▶ Task objective: Retype only what runs from the beginning of the data through the line with "0.0415, 0.0605, 0.0960]"; please omit the pictures and keep every line exact.

.....

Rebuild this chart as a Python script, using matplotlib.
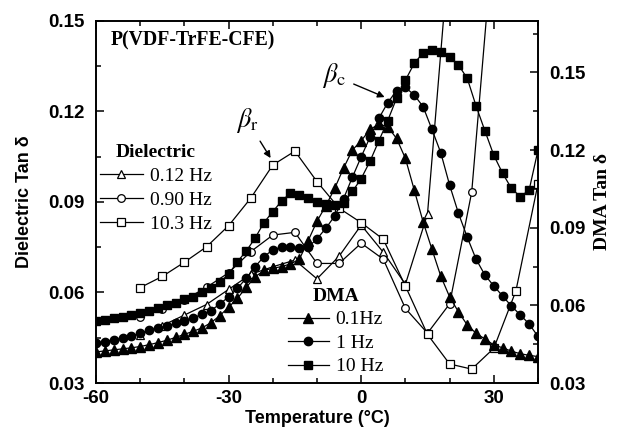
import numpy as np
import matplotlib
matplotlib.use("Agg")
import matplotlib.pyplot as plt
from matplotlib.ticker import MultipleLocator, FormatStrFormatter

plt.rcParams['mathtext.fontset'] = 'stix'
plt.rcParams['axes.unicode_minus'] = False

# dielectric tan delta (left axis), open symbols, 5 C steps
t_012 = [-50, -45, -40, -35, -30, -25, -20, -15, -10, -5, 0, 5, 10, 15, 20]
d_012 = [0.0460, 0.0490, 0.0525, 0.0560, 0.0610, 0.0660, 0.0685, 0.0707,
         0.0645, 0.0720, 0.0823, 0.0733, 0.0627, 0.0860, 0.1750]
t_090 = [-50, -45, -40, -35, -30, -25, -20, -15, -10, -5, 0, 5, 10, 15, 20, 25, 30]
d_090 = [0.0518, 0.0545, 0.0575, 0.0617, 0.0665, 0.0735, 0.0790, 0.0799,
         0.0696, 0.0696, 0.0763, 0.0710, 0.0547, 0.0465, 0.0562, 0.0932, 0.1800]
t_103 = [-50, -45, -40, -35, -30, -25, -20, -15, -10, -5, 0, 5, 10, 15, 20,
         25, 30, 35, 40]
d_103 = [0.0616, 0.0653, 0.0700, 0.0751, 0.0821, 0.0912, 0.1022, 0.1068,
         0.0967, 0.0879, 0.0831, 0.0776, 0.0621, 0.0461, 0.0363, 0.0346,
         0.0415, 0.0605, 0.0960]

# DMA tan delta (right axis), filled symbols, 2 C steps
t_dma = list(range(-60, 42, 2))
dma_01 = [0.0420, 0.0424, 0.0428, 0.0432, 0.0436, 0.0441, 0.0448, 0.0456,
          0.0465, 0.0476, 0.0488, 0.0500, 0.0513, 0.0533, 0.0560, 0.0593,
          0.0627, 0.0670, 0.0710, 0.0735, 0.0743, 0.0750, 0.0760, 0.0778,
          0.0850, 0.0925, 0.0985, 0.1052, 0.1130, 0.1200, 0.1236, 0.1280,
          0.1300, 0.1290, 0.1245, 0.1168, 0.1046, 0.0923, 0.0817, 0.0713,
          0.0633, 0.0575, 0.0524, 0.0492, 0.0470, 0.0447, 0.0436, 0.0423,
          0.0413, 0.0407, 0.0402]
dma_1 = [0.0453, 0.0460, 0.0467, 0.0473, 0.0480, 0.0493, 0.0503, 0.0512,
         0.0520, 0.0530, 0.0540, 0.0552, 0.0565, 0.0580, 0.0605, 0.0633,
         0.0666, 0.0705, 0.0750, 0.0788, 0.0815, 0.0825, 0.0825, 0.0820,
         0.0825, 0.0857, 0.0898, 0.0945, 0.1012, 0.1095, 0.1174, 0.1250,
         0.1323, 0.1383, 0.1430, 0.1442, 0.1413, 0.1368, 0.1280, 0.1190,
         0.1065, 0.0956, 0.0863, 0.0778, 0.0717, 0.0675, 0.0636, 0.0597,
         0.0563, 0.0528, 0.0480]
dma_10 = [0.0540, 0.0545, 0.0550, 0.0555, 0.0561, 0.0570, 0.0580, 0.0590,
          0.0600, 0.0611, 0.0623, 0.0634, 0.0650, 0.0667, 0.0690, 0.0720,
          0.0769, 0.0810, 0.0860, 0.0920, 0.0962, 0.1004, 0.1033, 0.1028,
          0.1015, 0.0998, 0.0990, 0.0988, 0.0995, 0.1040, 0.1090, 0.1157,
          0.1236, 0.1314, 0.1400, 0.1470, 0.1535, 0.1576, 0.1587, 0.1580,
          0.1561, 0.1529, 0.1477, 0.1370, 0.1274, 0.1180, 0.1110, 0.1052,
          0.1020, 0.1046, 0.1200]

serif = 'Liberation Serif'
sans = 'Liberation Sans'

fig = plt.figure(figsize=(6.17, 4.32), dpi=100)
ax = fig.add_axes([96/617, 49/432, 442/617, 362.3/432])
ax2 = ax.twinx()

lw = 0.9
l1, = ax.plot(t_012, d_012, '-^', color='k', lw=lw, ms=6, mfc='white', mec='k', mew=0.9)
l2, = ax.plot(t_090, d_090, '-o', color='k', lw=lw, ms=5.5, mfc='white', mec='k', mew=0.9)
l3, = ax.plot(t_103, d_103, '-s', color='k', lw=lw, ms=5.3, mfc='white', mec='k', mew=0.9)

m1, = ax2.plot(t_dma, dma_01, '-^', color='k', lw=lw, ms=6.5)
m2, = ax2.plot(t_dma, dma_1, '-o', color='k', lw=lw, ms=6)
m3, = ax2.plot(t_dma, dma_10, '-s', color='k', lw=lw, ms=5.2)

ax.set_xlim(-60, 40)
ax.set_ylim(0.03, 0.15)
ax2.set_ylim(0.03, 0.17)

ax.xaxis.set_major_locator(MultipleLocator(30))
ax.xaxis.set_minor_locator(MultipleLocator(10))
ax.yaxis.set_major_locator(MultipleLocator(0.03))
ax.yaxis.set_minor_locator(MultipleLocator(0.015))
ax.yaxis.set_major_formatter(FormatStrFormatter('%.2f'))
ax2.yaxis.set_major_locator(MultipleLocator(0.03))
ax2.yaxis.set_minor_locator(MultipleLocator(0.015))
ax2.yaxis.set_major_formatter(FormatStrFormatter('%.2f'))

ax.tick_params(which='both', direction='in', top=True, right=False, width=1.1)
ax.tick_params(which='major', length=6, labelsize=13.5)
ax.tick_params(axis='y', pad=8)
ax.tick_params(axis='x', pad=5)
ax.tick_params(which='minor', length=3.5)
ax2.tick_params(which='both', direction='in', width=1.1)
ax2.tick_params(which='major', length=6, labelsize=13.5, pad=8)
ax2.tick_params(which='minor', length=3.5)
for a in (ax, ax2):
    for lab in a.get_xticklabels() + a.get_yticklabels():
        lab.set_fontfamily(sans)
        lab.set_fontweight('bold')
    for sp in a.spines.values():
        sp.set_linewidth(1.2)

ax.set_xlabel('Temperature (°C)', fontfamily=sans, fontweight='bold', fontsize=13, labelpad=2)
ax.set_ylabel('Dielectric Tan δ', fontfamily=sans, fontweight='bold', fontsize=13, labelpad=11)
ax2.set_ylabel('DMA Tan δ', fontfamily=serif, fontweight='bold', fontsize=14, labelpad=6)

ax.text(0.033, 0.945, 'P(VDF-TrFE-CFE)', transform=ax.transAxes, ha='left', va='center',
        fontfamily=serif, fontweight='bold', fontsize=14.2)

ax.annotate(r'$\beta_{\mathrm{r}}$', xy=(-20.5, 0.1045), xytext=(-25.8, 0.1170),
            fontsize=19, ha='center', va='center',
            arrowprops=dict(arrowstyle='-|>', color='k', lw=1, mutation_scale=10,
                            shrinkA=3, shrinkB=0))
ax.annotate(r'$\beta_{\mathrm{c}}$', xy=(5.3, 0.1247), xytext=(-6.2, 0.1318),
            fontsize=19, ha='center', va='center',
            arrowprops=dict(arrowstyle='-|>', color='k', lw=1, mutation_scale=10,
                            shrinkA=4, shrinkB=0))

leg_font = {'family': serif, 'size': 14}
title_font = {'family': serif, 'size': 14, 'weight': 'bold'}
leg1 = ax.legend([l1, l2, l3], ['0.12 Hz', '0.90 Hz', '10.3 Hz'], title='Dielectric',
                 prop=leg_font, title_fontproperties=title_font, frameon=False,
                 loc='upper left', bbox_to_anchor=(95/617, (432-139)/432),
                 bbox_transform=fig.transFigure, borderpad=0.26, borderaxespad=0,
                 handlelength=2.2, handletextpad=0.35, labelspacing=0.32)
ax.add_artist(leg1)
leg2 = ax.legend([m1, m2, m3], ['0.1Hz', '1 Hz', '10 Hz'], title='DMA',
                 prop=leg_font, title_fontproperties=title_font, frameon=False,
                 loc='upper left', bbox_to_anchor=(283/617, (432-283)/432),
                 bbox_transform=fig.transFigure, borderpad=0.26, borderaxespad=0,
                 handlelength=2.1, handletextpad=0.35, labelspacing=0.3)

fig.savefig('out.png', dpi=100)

.....

▶ Correct answer:
Rebuild this chart as a Python script, using matplotlib.
import numpy as np
import matplotlib
matplotlib.use("Agg")
import matplotlib.pyplot as plt
from matplotlib.ticker import MultipleLocator, FormatStrFormatter

plt.rcParams['mathtext.fontset'] = 'stix'
plt.rcParams['axes.unicode_minus'] = False

# dielectric tan delta (left axis), open symbols, 5 C steps
t_012 = [-50, -45, -40, -35, -30, -25, -20, -15, -10, -5, 0, 5, 10, 15, 20]
d_012 = [0.0460, 0.0490, 0.0525, 0.0560, 0.0610, 0.0660, 0.0685, 0.0707,
         0.0645, 0.0720, 0.0823, 0.0733, 0.0627, 0.0860, 0.1750]
t_090 = [-50, -45, -40, -35, -30, -25, -20, -15, -10, -5, 0, 5, 10, 15, 20, 25, 30]
d_090 = [0.0518, 0.0545, 0.0575, 0.0617, 0.0665, 0.0735, 0.0790, 0.0799,
         0.0696, 0.0696, 0.0763, 0.0710, 0.0547, 0.0465, 0.0562, 0.0932, 0.1800]
t_103 = [-50, -45, -40, -35, -30, -25, -20, -15, -10, -5, 0, 5, 10, 15, 20,
         25, 30, 35, 40]
d_103 = [0.0616, 0.0653, 0.0700, 0.0751, 0.0821, 0.0912, 0.1022, 0.1068,
         0.0967, 0.0879, 0.0831, 0.0776, 0.0621, 0.0461, 0.0363, 0.0346,
         0.0415, 0.0605, 0.0960]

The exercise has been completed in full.